The move to establish a campus in Australia was announced in Pittsburgh in 2005 by South Australian Premier Mike Rann, following negotiations with Carnegie Mellon President Jared Cohon. From 2006 to 2022, over 1200 students completed degrees there.

==Facilities and courses==
The campus had students, faculty and staff from more than 29 countries throughout the Asia-Pacific, United States, Europe, Latin America, Africa and the Middle East. The university offered two masters degree programs: the Master of Science in Public Policy and Management, and the Master of Science in Information Technology and Management. Both programs were available as a 12-month or 21-month program, depending on the student's work experience, and could be undertaken full-time or part-time. Carnegie Mellon University Australia also offered students the opportunity to undertake Global Programs, whereby they undertook their studies at both the campus in Pittsburgh and Adelaide.

Other programs offered included an executive education program for executives and professionals and specialisations in business intelligence and data analytics and digital transformation.

In August 2011, the Software Engineering Institute (SEI) launched their Asia-Pacific operations at Carnegie Mellon University – Australia's campus in Adelaide. Through this location, the SEI were to offer their advanced courses and certifications to the Australian market, and collaborate with local companies and organisations on software development and cybersecurity.

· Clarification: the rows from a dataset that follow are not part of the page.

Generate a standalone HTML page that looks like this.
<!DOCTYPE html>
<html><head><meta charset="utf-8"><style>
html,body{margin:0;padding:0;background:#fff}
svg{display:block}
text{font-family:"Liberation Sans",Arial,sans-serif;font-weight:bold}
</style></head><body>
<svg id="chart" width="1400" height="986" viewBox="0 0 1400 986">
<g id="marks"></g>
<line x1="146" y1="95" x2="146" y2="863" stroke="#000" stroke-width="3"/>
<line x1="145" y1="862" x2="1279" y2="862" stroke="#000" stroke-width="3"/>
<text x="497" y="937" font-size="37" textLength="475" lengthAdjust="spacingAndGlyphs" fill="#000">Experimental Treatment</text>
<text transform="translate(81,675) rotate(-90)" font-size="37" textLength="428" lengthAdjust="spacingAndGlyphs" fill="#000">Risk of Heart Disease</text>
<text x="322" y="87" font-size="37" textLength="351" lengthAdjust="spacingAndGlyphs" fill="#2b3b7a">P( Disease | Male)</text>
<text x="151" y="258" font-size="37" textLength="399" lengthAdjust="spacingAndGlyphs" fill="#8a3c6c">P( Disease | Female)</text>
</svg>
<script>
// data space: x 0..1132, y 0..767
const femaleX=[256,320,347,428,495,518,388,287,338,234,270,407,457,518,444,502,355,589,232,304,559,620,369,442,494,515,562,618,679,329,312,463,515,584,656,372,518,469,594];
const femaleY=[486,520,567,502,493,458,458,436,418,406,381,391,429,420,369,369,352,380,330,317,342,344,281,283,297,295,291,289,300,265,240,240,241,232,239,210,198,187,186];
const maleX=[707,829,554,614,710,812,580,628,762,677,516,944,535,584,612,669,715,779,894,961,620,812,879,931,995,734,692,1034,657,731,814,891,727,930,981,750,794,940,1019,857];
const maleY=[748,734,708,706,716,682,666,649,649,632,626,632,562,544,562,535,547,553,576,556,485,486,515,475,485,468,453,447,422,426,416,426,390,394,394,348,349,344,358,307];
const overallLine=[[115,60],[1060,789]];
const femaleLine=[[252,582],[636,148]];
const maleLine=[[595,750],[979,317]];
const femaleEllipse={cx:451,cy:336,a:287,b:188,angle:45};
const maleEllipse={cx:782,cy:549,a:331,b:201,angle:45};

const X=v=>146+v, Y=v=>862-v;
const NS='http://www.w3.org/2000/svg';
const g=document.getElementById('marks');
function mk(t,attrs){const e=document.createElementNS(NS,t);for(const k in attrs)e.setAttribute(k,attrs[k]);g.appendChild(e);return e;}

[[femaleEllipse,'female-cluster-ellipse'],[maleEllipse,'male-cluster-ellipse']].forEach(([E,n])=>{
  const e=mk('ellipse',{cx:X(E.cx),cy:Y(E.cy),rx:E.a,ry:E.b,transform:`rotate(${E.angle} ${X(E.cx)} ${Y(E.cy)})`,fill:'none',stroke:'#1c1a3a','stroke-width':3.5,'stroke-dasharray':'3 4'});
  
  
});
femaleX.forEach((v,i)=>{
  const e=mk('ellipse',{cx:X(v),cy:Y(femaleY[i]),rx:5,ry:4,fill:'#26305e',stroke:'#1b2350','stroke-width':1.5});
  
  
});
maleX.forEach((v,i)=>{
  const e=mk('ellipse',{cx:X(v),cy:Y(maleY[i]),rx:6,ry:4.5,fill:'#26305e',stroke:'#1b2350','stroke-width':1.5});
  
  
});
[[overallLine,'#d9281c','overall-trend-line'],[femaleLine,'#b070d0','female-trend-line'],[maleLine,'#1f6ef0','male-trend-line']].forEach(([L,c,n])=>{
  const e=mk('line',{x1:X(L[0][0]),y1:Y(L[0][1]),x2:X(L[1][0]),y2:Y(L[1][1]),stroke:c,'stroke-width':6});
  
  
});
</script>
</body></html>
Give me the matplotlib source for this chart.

Carnegie Mellon University was the first American university to open a campus in Australia, although the University of Notre Dame was involved in the establishment of the independent University of Notre Dame Australia. The university chose to open a campus in Adelaide as part of the South Australian Government's vision to establish Australia's first international university precinct around Victoria Square in the Adelaide city centre. Carnegie Mellon University – Australia was co-located with the University College London's School of Energy and Resources (Australia) (closed 2017), research and policy institutes including the Torrens Resilience Institute and The Australian Centre for Social Innovation, and adjacent to the location Flinders University's city facilities until 2023.